(begin)

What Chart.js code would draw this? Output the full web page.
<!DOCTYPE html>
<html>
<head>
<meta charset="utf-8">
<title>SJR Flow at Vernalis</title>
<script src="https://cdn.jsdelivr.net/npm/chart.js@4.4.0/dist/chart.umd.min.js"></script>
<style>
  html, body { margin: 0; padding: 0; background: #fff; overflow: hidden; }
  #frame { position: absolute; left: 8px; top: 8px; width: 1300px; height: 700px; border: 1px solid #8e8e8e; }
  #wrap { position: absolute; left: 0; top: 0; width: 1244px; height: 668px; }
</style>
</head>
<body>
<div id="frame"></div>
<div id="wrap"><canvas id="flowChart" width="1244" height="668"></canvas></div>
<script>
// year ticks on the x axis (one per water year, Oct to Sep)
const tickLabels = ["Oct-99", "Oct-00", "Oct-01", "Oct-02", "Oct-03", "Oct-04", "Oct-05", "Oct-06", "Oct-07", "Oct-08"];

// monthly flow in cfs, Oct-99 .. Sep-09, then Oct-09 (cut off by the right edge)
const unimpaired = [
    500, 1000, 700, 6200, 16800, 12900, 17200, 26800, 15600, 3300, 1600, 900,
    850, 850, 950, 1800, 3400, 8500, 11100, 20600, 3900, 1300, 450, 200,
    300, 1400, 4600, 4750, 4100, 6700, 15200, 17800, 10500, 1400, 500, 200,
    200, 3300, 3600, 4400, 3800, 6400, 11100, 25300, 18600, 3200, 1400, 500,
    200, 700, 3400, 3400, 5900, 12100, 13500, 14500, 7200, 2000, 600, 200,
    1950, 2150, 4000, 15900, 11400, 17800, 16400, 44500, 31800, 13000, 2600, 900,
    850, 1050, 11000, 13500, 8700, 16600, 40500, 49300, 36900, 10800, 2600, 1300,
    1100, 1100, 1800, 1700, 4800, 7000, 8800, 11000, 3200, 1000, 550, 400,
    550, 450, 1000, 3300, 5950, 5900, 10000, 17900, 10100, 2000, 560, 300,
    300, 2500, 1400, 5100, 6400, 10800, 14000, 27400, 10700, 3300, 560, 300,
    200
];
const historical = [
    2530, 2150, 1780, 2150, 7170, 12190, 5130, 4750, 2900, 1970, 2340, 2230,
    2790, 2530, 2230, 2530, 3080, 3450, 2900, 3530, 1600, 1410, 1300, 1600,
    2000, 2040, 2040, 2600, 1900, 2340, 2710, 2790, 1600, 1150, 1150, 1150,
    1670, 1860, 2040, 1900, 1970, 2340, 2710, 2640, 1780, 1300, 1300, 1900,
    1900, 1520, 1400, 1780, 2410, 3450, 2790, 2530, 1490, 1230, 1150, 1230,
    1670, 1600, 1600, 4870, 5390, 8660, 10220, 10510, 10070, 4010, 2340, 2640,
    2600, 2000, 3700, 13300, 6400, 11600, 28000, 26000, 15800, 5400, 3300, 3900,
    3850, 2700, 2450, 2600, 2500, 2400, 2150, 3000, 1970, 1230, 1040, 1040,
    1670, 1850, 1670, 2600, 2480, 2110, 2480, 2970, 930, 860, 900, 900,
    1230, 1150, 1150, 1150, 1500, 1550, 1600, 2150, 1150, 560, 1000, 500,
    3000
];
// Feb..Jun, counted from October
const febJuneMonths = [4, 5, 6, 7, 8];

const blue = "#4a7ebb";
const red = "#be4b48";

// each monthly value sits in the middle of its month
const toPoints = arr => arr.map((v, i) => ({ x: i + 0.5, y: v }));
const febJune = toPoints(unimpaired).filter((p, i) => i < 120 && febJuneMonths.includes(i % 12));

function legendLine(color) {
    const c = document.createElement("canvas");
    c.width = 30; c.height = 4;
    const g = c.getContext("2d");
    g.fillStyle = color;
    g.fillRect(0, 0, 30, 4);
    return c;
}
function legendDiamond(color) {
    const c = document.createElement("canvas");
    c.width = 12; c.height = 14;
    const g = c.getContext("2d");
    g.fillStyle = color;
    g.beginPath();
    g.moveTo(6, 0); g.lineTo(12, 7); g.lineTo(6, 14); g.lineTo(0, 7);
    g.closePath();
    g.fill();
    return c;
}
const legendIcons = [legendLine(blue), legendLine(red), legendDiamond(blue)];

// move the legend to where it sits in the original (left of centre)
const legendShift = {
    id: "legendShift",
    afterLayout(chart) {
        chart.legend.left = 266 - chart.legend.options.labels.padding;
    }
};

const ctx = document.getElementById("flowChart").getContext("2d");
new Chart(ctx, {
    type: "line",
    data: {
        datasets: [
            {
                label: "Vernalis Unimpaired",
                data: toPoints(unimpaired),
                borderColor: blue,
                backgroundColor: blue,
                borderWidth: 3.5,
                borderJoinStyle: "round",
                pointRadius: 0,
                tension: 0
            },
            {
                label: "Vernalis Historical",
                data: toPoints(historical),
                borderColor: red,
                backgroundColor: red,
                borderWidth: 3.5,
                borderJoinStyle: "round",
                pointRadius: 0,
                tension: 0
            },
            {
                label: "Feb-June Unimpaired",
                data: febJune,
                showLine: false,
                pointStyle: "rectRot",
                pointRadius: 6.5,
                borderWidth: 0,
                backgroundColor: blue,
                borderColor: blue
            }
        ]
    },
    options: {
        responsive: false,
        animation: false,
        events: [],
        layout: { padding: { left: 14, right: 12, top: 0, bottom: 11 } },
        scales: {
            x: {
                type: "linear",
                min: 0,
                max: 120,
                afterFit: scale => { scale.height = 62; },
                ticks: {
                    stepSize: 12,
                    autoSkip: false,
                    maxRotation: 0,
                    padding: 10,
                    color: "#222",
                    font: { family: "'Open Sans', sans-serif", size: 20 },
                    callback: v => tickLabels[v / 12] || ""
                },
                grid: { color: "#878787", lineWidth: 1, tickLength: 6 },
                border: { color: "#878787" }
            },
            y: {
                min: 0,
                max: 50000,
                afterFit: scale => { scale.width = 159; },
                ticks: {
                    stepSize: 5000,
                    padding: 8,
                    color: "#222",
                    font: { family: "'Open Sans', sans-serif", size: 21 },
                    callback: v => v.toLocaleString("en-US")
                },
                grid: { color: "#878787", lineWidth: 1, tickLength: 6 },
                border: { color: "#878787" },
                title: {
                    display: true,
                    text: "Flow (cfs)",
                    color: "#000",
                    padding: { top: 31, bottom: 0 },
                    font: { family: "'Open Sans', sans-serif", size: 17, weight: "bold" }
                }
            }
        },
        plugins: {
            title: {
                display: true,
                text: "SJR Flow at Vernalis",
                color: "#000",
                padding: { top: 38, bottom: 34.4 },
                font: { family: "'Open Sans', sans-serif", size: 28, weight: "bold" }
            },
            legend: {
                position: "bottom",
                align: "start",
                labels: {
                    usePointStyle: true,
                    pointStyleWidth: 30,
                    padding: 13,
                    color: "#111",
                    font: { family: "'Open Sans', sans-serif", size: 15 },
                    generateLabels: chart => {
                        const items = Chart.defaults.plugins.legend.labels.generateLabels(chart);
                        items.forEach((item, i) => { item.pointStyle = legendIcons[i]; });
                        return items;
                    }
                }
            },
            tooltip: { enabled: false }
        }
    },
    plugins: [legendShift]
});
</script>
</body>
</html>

(end)

▶ [Goal] Set out the complete listing exactly as shown.

▶ [The reply]
What Chart.js code would draw this? Output the full web page.
<!DOCTYPE html>
<html>
<head>
<meta charset="utf-8">
<title>SJR Flow at Vernalis</title>
<script src="https://cdn.jsdelivr.net/npm/chart.js@4.4.0/dist/chart.umd.min.js"></script>
<style>
  html, body { margin: 0; padding: 0; background: #fff; overflow: hidden; }
  #frame { position: absolute; left: 8px; top: 8px; width: 1300px; height: 700px; border: 1px solid #8e8e8e; }
  #wrap { position: absolute; left: 0; top: 0; width: 1244px; height: 668px; }
</style>
</head>
<body>
<div id="frame"></div>
<div id="wrap"><canvas id="flowChart" width="1244" height="668"></canvas></div>
<script>
// year ticks on the x axis (one per water year, Oct to Sep)
const tickLabels = ["Oct-99", "Oct-00", "Oct-01", "Oct-02", "Oct-03", "Oct-04", "Oct-05", "Oct-06", "Oct-07", "Oct-08"];

// monthly flow in cfs, Oct-99 .. Sep-09, then Oct-09 (cut off by the right edge)
const unimpaired = [
    500, 1000, 700, 6200, 16800, 12900, 17200, 26800, 15600, 3300, 1600, 900,
    850, 850, 950, 1800, 3400, 8500, 11100, 20600, 3900, 1300, 450, 200,
    300, 1400, 4600, 4750, 4100, 6700, 15200, 17800, 10500, 1400, 500, 200,
    200, 3300, 3600, 4400, 3800, 6400, 11100, 25300, 18600, 3200, 1400, 500,
    200, 700, 3400, 3400, 5900, 12100, 13500, 14500, 7200, 2000, 600, 200,
    1950, 2150, 4000, 15900, 11400, 17800, 16400, 44500, 31800, 13000, 2600, 900,
    850, 1050, 11000, 13500, 8700, 16600, 40500, 49300, 36900, 10800, 2600, 1300,
    1100, 1100, 1800, 1700, 4800, 7000, 8800, 11000, 3200, 1000, 550, 400,
    550, 450, 1000, 3300, 5950, 5900, 10000, 17900, 10100, 2000, 560, 300,
    300, 2500, 1400, 5100, 6400, 10800, 14000, 27400, 10700, 3300, 560, 300,
    200
];
const historical = [
    2530, 2150, 1780, 2150, 7170, 12190, 5130, 4750, 2900, 1970, 2340, 2230,
    2790, 2530, 2230, 2530, 3080, 3450, 2900, 3530, 1600, 1410, 1300, 1600,
    2000, 2040, 2040, 2600, 1900, 2340, 2710, 2790, 1600, 1150, 1150, 1150,
    1670, 1860, 2040, 1900, 1970, 2340, 2710, 2640, 1780, 1300, 1300, 1900,
    1900, 1520, 1400, 1780, 2410, 3450, 2790, 2530, 1490, 1230, 1150, 1230,
    1670, 1600, 1600, 4870, 5390, 8660, 10220, 10510, 10070, 4010, 2340, 2640,
    2600, 2000, 3700, 13300, 6400, 11600, 28000, 26000, 15800, 5400, 3300, 3900,
    3850, 2700, 2450, 2600, 2500, 2400, 2150, 3000, 1970, 1230, 1040, 1040,
    1670, 1850, 1670, 2600, 2480, 2110, 2480, 2970, 930, 860, 900, 900,
    1230, 1150, 1150, 1150, 1500, 1550, 1600, 2150, 1150, 560, 1000, 500,
    3000
];
// Feb..Jun, counted from October
const febJuneMonths = [4, 5, 6, 7, 8];

const blue = "#4a7ebb";
const red = "#be4b48";

// each monthly value sits in the middle of its month
const toPoints = arr => arr.map((v, i) => ({ x: i + 0.5, y: v }));
const febJune = toPoints(unimpaired).filter((p, i) => i < 120 && febJuneMonths.includes(i % 12));

function legendLine(color) {
    const c = document.createElement("canvas");
    c.width = 30; c.height = 4;
    const g = c.getContext("2d");
    g.fillStyle = color;
    g.fillRect(0, 0, 30, 4);
    return c;
}
function legendDiamond(color) {
    const c = document.createElement("canvas");
    c.width = 12; c.height = 14;
    const g = c.getContext("2d");
    g.fillStyle = color;
    g.beginPath();
    g.moveTo(6, 0); g.lineTo(12, 7); g.lineTo(6, 14); g.lineTo(0, 7);
    g.closePath();
    g.fill();
    return c;
}
const legendIcons = [legendLine(blue), legendLine(red), legendDiamond(blue)];

// move the legend to where it sits in the original (left of centre)
const legendShift = {
    id: "legendShift",
    afterLayout(chart) {
        chart.legend.left = 266 - chart.legend.options.labels.padding;
    }
};

const ctx = document.getElementById("flowChart").getContext("2d");
new Chart(ctx, {
    type: "line",
    data: {
        datasets: [
            {
                label: "Vernalis Unimpaired",
                data: toPoints(unimpaired),
                borderColor: blue,
                backgroundColor: blue,
                borderWidth: 3.5,
                borderJoinStyle: "round",
                pointRadius: 0,
                tension: 0
            },
            {
                label: "Vernalis Historical",
                data: toPoints(historical),
                borderColor: red,
                backgroundColor: red,
                borderWidth: 3.5,
                borderJoinStyle: "round",
                pointRadius: 0,
                tension: 0
            },
            {
                label: "Feb-June Unimpaired",
                data: febJune,
                showLine: false,
                pointStyle: "rectRot",
                pointRadius: 6.5,
                borderWidth: 0,
                backgroundColor: blue,
                borderColor: blue
            }
        ]
    },
    options: {
        responsive: false,
        animation: false,
        events: [],
        layout: { padding: { left: 14, right: 12, top: 0, bottom: 11 } },
        scales: {
            x: {
                type: "linear",
                min: 0,
                max: 120,
                afterFit: scale => { scale.height = 62; },
                ticks: {
                    stepSize: 12,
                    autoSkip: false,
                    maxRotation: 0,
                    padding: 10,
                    color: "#222",
                    font: { family: "'Open Sans', sans-serif", size: 20 },
                    callback: v => tickLabels[v / 12] || ""
                },
                grid: { color: "#878787", lineWidth: 1, tickLength: 6 },
                border: { color: "#878787" }
            },
            y: {
                min: 0,
                max: 50000,
                afterFit: scale => { scale.width = 159; },
                ticks: {
                    stepSize: 5000,
                    padding: 8,
                    color: "#222",
                    font: { family: "'Open Sans', sans-serif", size: 21 },
                    callback: v => v.toLocaleString("en-US")
                },
                grid: { color: "#878787", lineWidth: 1, tickLength: 6 },
                border: { color: "#878787" },
                title: {
                    display: true,
                    text: "Flow (cfs)",
                    color: "#000",
                    padding: { top: 31, bottom: 0 },
                    font: { family: "'Open Sans', sans-serif", size: 17, weight: "bold" }
                }
            }
        },
        plugins: {
            title: {
                display: true,
                text: "SJR Flow at Vernalis",
                color: "#000",
                padding: { top: 38, bottom: 34.4 },
                font: { family: "'Open Sans', sans-serif", size: 28, weight: "bold" }
            },
            legend: {
                position: "bottom",
                align: "start",
                labels: {
                    usePointStyle: true,
                    pointStyleWidth: 30,
                    padding: 13,
                    color: "#111",
                    font: { family: "'Open Sans', sans-serif", size: 15 },
                    generateLabels: chart => {
                        const items = Chart.defaults.plugins.legend.labels.generateLabels(chart);
                        items.forEach((item, i) => { item.pointStyle = legendIcons[i]; });
                        return items;
                    }
                }
            },
            tooltip: { enabled: false }
        }
    },
    plugins: [legendShift]
});
</script>
</body>
</html>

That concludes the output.